Sneaky Bastards... I like it.


----------



## London UberExec Driver (Jul 8, 2014)

Interesting what the black taxis say about London Uber drivers. All Uber drivers in London have to be a licensed private hire driver and have to submit up to date documents proving so before they can be accepted onto the system. 

All have an enhanced criminal record check and each vehicle they drive must have insurance in place to cover the hire and reward of passengers. 

Also passengers I've taken like Uber simply because they can pay by card which is simple and don't have to repeat the card details each time as its already stored. 

Most black taxis don't take card payments for obvious reasons and if they do, they often add a surcharge of 10%. 

Those that don't take card payments, and the passenger is short of cash, the passenger often has to ask the taxi driver to stop at a cash machine while the meter is still running, then when it's time to pay, the driver then sometimes claims not to have change.

With Ubers cashless system, everything is transparent and simple. As uber payments are made into drivers' bank account, it's easy to find out how much tax is to be paid. With cash-only accepting black taxi drivers, it's harder.


----------



## Sydney Uber (Apr 15, 2014)

Here in Sydney and I guess Australia, the customer receipts they email aren't even Tax compliant. No GST listed.


----------



## London UberExec Driver (Jul 8, 2014)

Maybe some drivers don't have to pay it because they don't earn enough to be over the threshold? 

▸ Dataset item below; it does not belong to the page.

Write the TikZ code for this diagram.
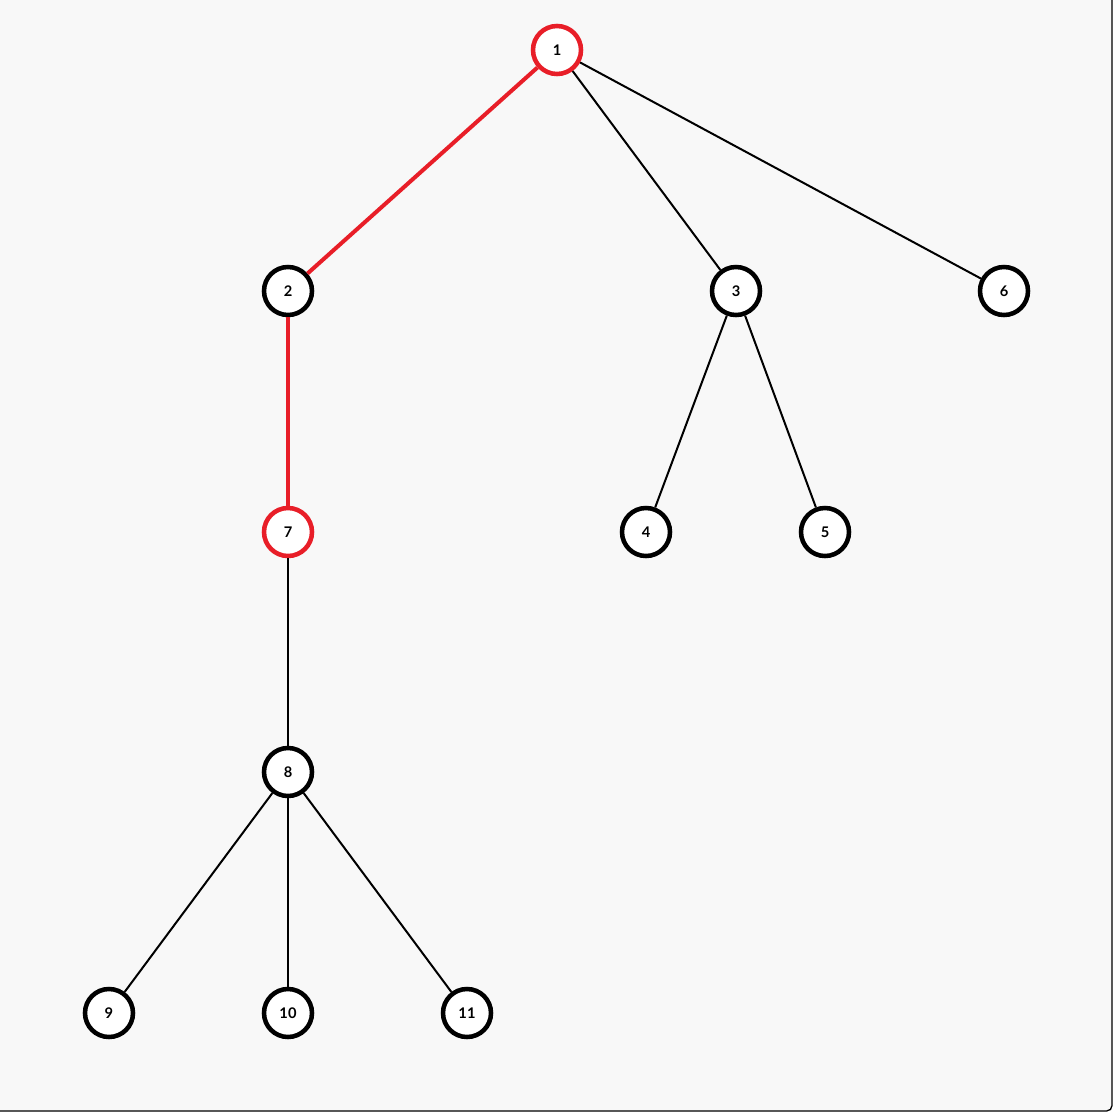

Here some drivers are VAT (Value Added Tax - 20%) registered. If they are there it's shown on the receipt. You have to be VAT registered if you're takings are above around £80,000 a year (you can also be voluntarily registered if below that).


----------



## Sydney Uber (Apr 15, 2014)

London UberExec Driver said:


> Maybe some drivers don't have to pay it because they don't earn enough to be over the threshold?
> 
> Here some drivers are VAT (Value Added Tax - 20%) registered. If they are there it's shown on the receipt. You have to be VAT registered if you're takings are above around £80,000 a year (you can also be voluntarily registered if below that).

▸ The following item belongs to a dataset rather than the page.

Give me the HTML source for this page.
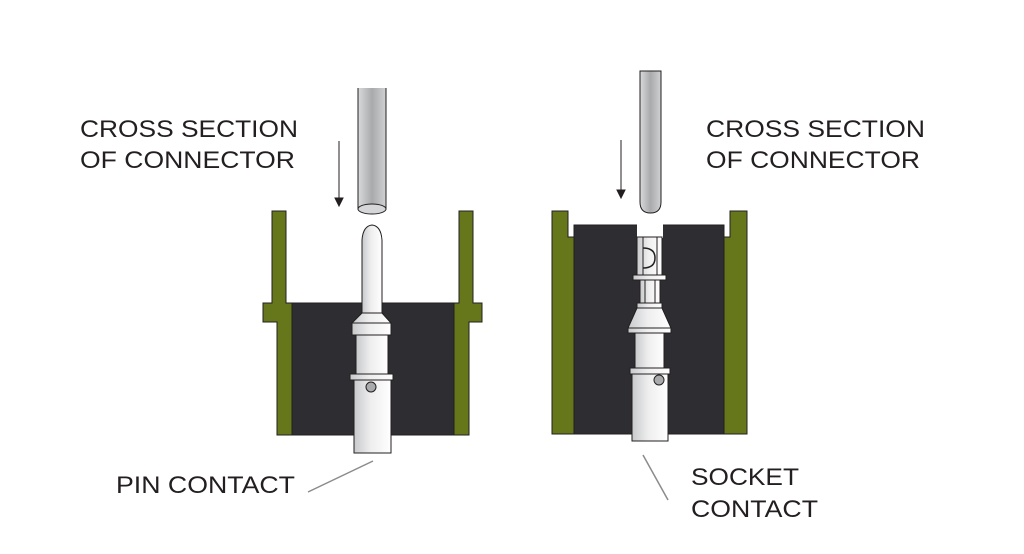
<!DOCTYPE html>
<html><head><style>
html,body{margin:0;padding:0;background:#fff;}
svg{display:block;}
text{font-family:"Liberation Sans",Arial,sans-serif;font-size:24px;fill:#231f20;}
</style></head><body>
<svg width="1024" height="554" viewBox="0 0 1024 554" xmlns="http://www.w3.org/2000/svg">
<defs>
<linearGradient id="m" x1="0" x2="1" y1="0" y2="0">
<stop offset="0" stop-color="#c8c9cb"/><stop offset="0.45" stop-color="#eeeeef"/><stop offset="1" stop-color="#ffffff"/>
</linearGradient>
<linearGradient id="t" x1="0" x2="1" y1="0" y2="0">
<stop offset="0" stop-color="#d9dadb"/><stop offset="0.5" stop-color="#a9aaac"/><stop offset="1" stop-color="#d0d1d2"/>
</linearGradient>
</defs>
<g stroke="#231f20" stroke-width="1">
<rect x="292" y="303" width="162" height="132" fill="#2e2d31"/>
<path d="M272 211 H286 V303 H292 V435 H277 V322 H263 V303 H272 Z" fill="#66771b"/>
<path d="M459 211 H473 V303 H482 V322 H469 V435 H454 V303 H459 Z" fill="#66771b"/>
<path d="M358 88 V209 H386 V88" fill="url(#t)"/>
<ellipse cx="372" cy="209" rx="14" ry="5" fill="#d5d6d7"/>
<line x1="339" y1="141" x2="339" y2="200"/>
<path d="M335 198 L339 206 L343 198 Z" fill="#231f20"/>
<path d="M362 313 V240 Q363 226 372 225 Q381 226 382 240 V313 Z" fill="url(#m)"/>
<path d="M362 313 H382 L391 323 H352 Z" fill="url(#m)"/>
<rect x="352" y="323" width="39" height="12" fill="url(#m)"/>
<rect x="356" y="335" width="32" height="39" fill="url(#m)"/>
<rect x="354" y="380" width="37" height="73" fill="url(#m)"/>
<rect x="350" y="374" width="43" height="6" fill="url(#m)"/>
<circle cx="371" cy="387" r="5" fill="#a9aaac"/>
<rect x="574" y="225" width="150" height="209" fill="#2e2d31"/>
<path d="M552 211 H568 V237 H574 V434 H552 Z" fill="#66771b"/>
<path d="M730 211 H747 V434 H724 V237 H730 Z" fill="#66771b"/>
<rect x="637" y="224" width="26" height="14" fill="#fff" stroke="none"/>
<path d="M640 71 V202 Q640 213 650.5 213 Q661 213 661 202 V71 Z" fill="url(#t)"/>
<line x1="621" y1="140" x2="621" y2="192"/>
<path d="M617 190 L621 198 L625 190 Z" fill="#231f20"/>
<rect x="637" y="237" width="25" height="38" fill="url(#m)"/>
<path d="M643 237 V275 M657 237 V275" />
<path d="M643 248 Q655 248 655 258 Q655 268 643 268" fill="none" stroke-width="1.5"/>
<rect x="633" y="275" width="33" height="5" fill="url(#m)"/>
<rect x="640" y="280" width="20" height="23" fill="url(#m)"/>
<path d="M645 280 V303 M655 280 V303"/>
<rect x="637" y="303" width="25" height="5" fill="url(#m)"/>
<path d="M637 308 H662 L671 328 H628 Z" fill="url(#m)"/>
<rect x="628" y="328" width="43" height="5" fill="url(#m)"/>
<rect x="635" y="333" width="29" height="35" fill="url(#m)"/>
<rect x="632" y="374" width="36" height="67" fill="url(#m)"/>
<rect x="630" y="368" width="40" height="6" fill="url(#m)"/>
<circle cx="659" cy="380" r="5" fill="#a9aaac"/>
</g>
<line x1="308" y1="492" x2="373" y2="461" stroke="#8a8b8d" stroke-width="1.5"/>
<line x1="643" y1="455" x2="668" y2="500" stroke="#8a8b8d" stroke-width="1.5"/>
<text x="80" y="137" textLength="218" lengthAdjust="spacingAndGlyphs">CROSS SECTION</text>
<text x="80" y="168" textLength="215" lengthAdjust="spacingAndGlyphs">OF CONNECTOR</text>
<text x="706" y="137" textLength="219" lengthAdjust="spacingAndGlyphs">CROSS SECTION</text>
<text x="706" y="168" textLength="214" lengthAdjust="spacingAndGlyphs">OF CONNECTOR</text>
<text x="116" y="493" textLength="179" lengthAdjust="spacingAndGlyphs">PIN CONTACT</text>
<text x="691" y="485" textLength="108" lengthAdjust="spacingAndGlyphs">SOCKET</text>
<text x="691" y="517" textLength="127" lengthAdjust="spacingAndGlyphs">CONTACT</text>
</svg>
</body></html>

All services are hit with the Goods & Services Tax here, if you earn less than 50k you don't need to be registered, but that means you can't claim it back on your legitimate business purchases. All riders pay the GST on their trips, and this needs to be passed on to the Tax Office. My accountant can't believe that UBER can get away without providing GST breakdown on receipts and not withholding it and passing it on to the ATO. A lot of drivers assume this and may get a big shock in the future if audited .


----------



## LAuberX (Jun 3, 2014)

In California "services" like doctors, plumbers and mechanics are not taxed, only the hard parts they install are.

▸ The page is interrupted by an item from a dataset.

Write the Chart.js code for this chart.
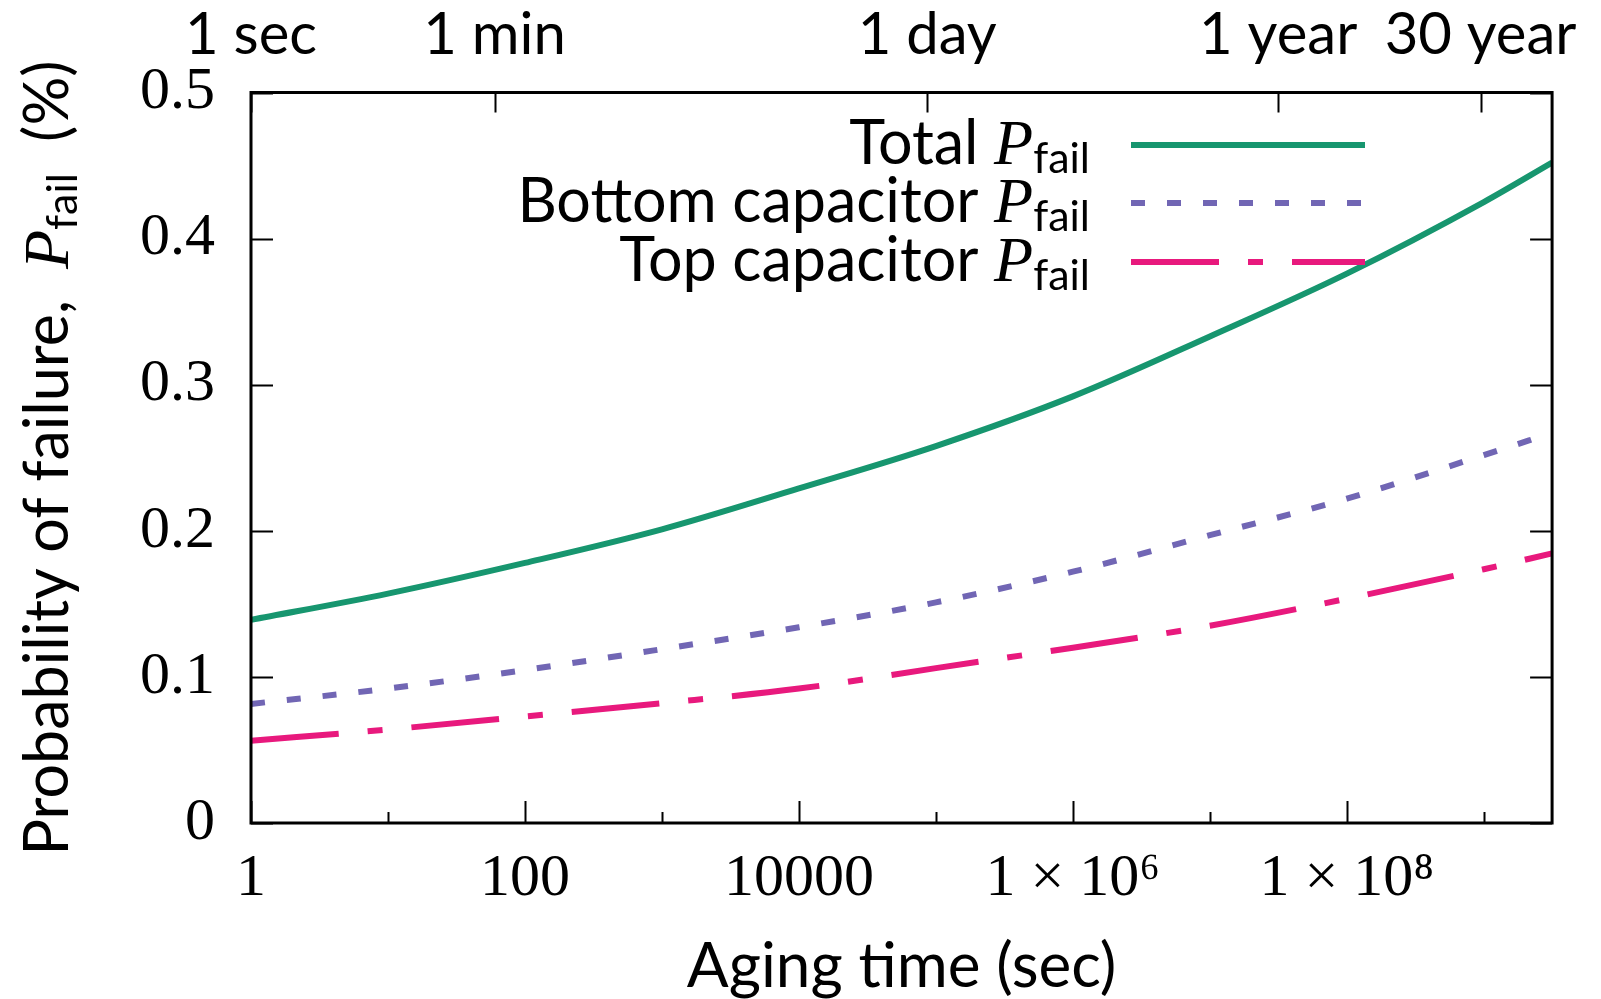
<!DOCTYPE html>
<html><head><meta charset="utf-8">
<script src="https://cdn.jsdelivr.net/npm/chart.js@4.4.1/dist/chart.umd.min.js"></script>
<style>html,body{margin:0;padding:0;background:#fff;overflow:hidden}#wrap{width:1601px;height:999px;position:relative}</style>
</head><body><div id="wrap"><canvas id="c" width="1601" height="999"></canvas></div>
<script>
// ---- data ----
const agingTime   = [1, 10, 100, 1e3, 1e4, 1e5, 1e6, 1e7, 1e8, 1e9, 3.15e9];
const totalPfail  = [0.139, 0.157, 0.178, 0.201, 0.229, 0.258, 0.292, 0.333, 0.376, 0.425, 0.452];
const bottomPfail = [0.0815, 0.092, 0.1047, 0.119, 0.134, 0.151, 0.172, 0.197, 0.222, 0.2518, 0.267];
const topPfail    = [0.0563, 0.0640, 0.0729, 0.082, 0.092, 0.106, 0.120, 0.135, 0.1535, 0.1737, 0.1845];
const seriesNames = ['Total', 'Bottom capacitor', 'Top capacitor'];
const xTickValues = [1, 10, 100, 1e3, 1e4, 1e5, 1e6, 1e7, 1e8, 1e9];
const xTickLabels = ['1', '', '100', '', '10000', '', '1 \u00d7 10\u2076', '', '1 \u00d7 10\u2078', ''];
const topTickValues = [1, 60, 86400, 31536000, 946080000];
const topTickLabels = ['1 sec', '1 min', '1 day', '1 year', '30 year'];
const yTickValues = [0, 0.1, 0.2, 0.3, 0.4, 0.5];
const yTickLabels = ['0', '0.1', '0.2', '0.3', '0.4', '0.5'];
const xTitle = 'Aging time (sec)';
const yTitleParts = ['Probability of failure,  ', 'P', 'fail', '  (%)'];

const SANS = 'Lato';
const SERIF = '"Liberation Serif"';
const colors = ['#17966f', '#7166b4', '#e8197d'];
const dashes = [[], [14, 22], [88, 29, 15, 29]];

function rich(ctx, parts, x, y, align) {
  let w = 0;
  parts.forEach(p => { ctx.font = p.font; w += ctx.measureText(p.t).width; });
  let cx = align === 'right' ? x - w : (align === 'center' ? x - w / 2 : x);
  ctx.textAlign = 'left';
  ctx.textBaseline = 'alphabetic';
  parts.forEach(p => { ctx.font = p.font; ctx.fillText(p.t, cx, y + (p.dy || 0)); cx += ctx.measureText(p.t).width; });
}
function pfailParts(prefix, suffix, size) {
  const arr = [];
  if (prefix) arr.push({t: prefix, font: size + 'px ' + SANS});
  arr.push({t: 'P', font: 'italic ' + Math.round(size * 1.05) + 'px ' + SERIF});
  arr.push({t: 'fail', font: Math.round(size * 0.7) + 'px ' + SANS, dy: Math.round(size * 0.15)});
  if (suffix) arr.push({t: suffix, font: size + 'px ' + SANS});
  return arr;
}

const decor = {
  id: 'decor',
  afterDraw(chart) {
    const ctx = chart.ctx, a = chart.chartArea;
    const sx = chart.scales.x, sx2 = chart.scales.x2, sy = chart.scales.y;
    ctx.save();
    ctx.strokeStyle = '#000';
    ctx.lineWidth = 2;
    ctx.beginPath();
    xTickValues.forEach((v, i) => {
      const px = Math.round(sx.getPixelForValue(v)) + 0.5;
      const len = xTickLabels[i] ? 22 : 11;
      ctx.moveTo(px, a.bottom); ctx.lineTo(px, a.bottom - len);
    });
    topTickValues.forEach(v => {
      const px = Math.round(sx2.getPixelForValue(v)) + 0.5;
      ctx.moveTo(px, a.top); ctx.lineTo(px, a.top + 20);
    });
    yTickValues.forEach(v => {
      const py = Math.round(sy.getPixelForValue(v)) + 0.5;
      ctx.moveTo(a.left, py); ctx.lineTo(a.left + 22, py);
      ctx.moveTo(a.right, py); ctx.lineTo(a.right - 22, py);
    });
    ctx.stroke();
    ctx.lineWidth = 3;
    ctx.strokeRect(a.left, a.top, a.right - a.left, a.bottom - a.top);

    // legend
    ctx.fillStyle = '#000';
    const rowY = [145, 203, 262];
    seriesNames.forEach((n, i) => {
      rich(ctx, pfailParts(n + ' ', '', 61), 1090, rowY[i] + 19, 'right');
      ctx.strokeStyle = colors[i];
      ctx.lineWidth = 6;
      ctx.lineCap = 'butt';
      ctx.setLineDash(dashes[i]);
      ctx.beginPath(); ctx.moveTo(1131, rowY[i]); ctx.lineTo(1365, rowY[i]); ctx.stroke();
      ctx.setLineDash([]);
    });

    // axis titles
    ctx.fillStyle = '#000';
    rich(ctx, [{t: xTitle, font: '62px ' + SANS}], (a.left + a.right) / 2, 987, 'center');
    ctx.save();
    ctx.translate(68, 458);
    ctx.rotate(-Math.PI / 2);
    rich(ctx, pfailParts(yTitleParts[0], yTitleParts[3], 61), 0, 0, 'center');
    ctx.restore();
    ctx.restore();
  }
};

const mk = (vals) => agingTime.map((t, i) => ({x: t, y: vals[i]}));

new Chart(document.getElementById('c'), {
  type: 'line',
  data: {
    datasets: [totalPfail, bottomPfail, topPfail].map((vals, i) => ({
      label: seriesNames[i],
      data: mk(vals),
      borderColor: colors[i],
      borderWidth: 6,
      borderDash: dashes[i],
      borderCapStyle: 'butt',
      pointRadius: 0,
      cubicInterpolationMode: 'monotone',
      fill: false
    }))
  },
  options: {
    responsive: false,
    animation: false,
    devicePixelRatio: 1,
    layout: {padding: {left: 0, right: 47, top: 0, bottom: 0}},
    plugins: {legend: {display: false}, tooltip: {enabled: false}},
    scales: {
      x: {
        type: 'logarithmic', position: 'bottom', min: 1, max: 3.15e9,
        afterBuildTicks: s => { s.ticks = xTickValues.map(v => ({value: v})); },
        afterFit: s => { s.height = 176; },
        grid: {display: false, drawTicks: false}, border: {display: false},
        ticks: {autoSkip: false, maxRotation: 0, padding: 20, color: '#000',
          font: {family: 'Liberation Serif', size: 60},
          callback: (v, i) => xTickLabels[i]}
      },
      x2: {
        type: 'logarithmic', position: 'top', min: 1, max: 3.15e9,
        afterBuildTicks: s => { s.ticks = topTickValues.map(v => ({value: v})); },
        afterFit: s => { s.height = 92.5; },
        grid: {display: false, drawTicks: false}, border: {display: false},
        ticks: {autoSkip: false, maxRotation: 0, padding: 22, color: '#000',
          font: {family: 'Lato', size: 58},
          callback: (v, i) => topTickLabels[i]}
      },
      y: {
        type: 'linear', position: 'left', min: 0, max: 0.5,
        afterBuildTicks: s => { s.ticks = yTickValues.map(v => ({value: v})); },
        afterFit: s => { s.width = 251; },
        grid: {display: false, drawTicks: false}, border: {display: false},
        ticks: {padding: 36, color: '#000', font: {family: 'Liberation Serif', size: 60},
          callback: (v, i) => yTickLabels[i]}
      }
    }
  },
  plugins: [decor]
});
</script>
</body></html>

Taxing services is the next great American tax grab... Politicians hate to see all that money pass by their coffers unscathed....


----------



## mp775 (Jun 26, 2014)

Rhode Island recently passed sales tax on certain services, including "taxicab, limousine, charter bus, and other ground passenger transportation services." 7 percent gets added to the fare and is collected by Uber.


----------



## London UberExec Driver (Jul 8, 2014)

Interesting, same here. Though you can offset business related expenses from your personal income tax.

All riders pay the same amount here regardless whether the driver is VAT registered. If the driver is, then on the trip breakdown, then VAT is separate.


----------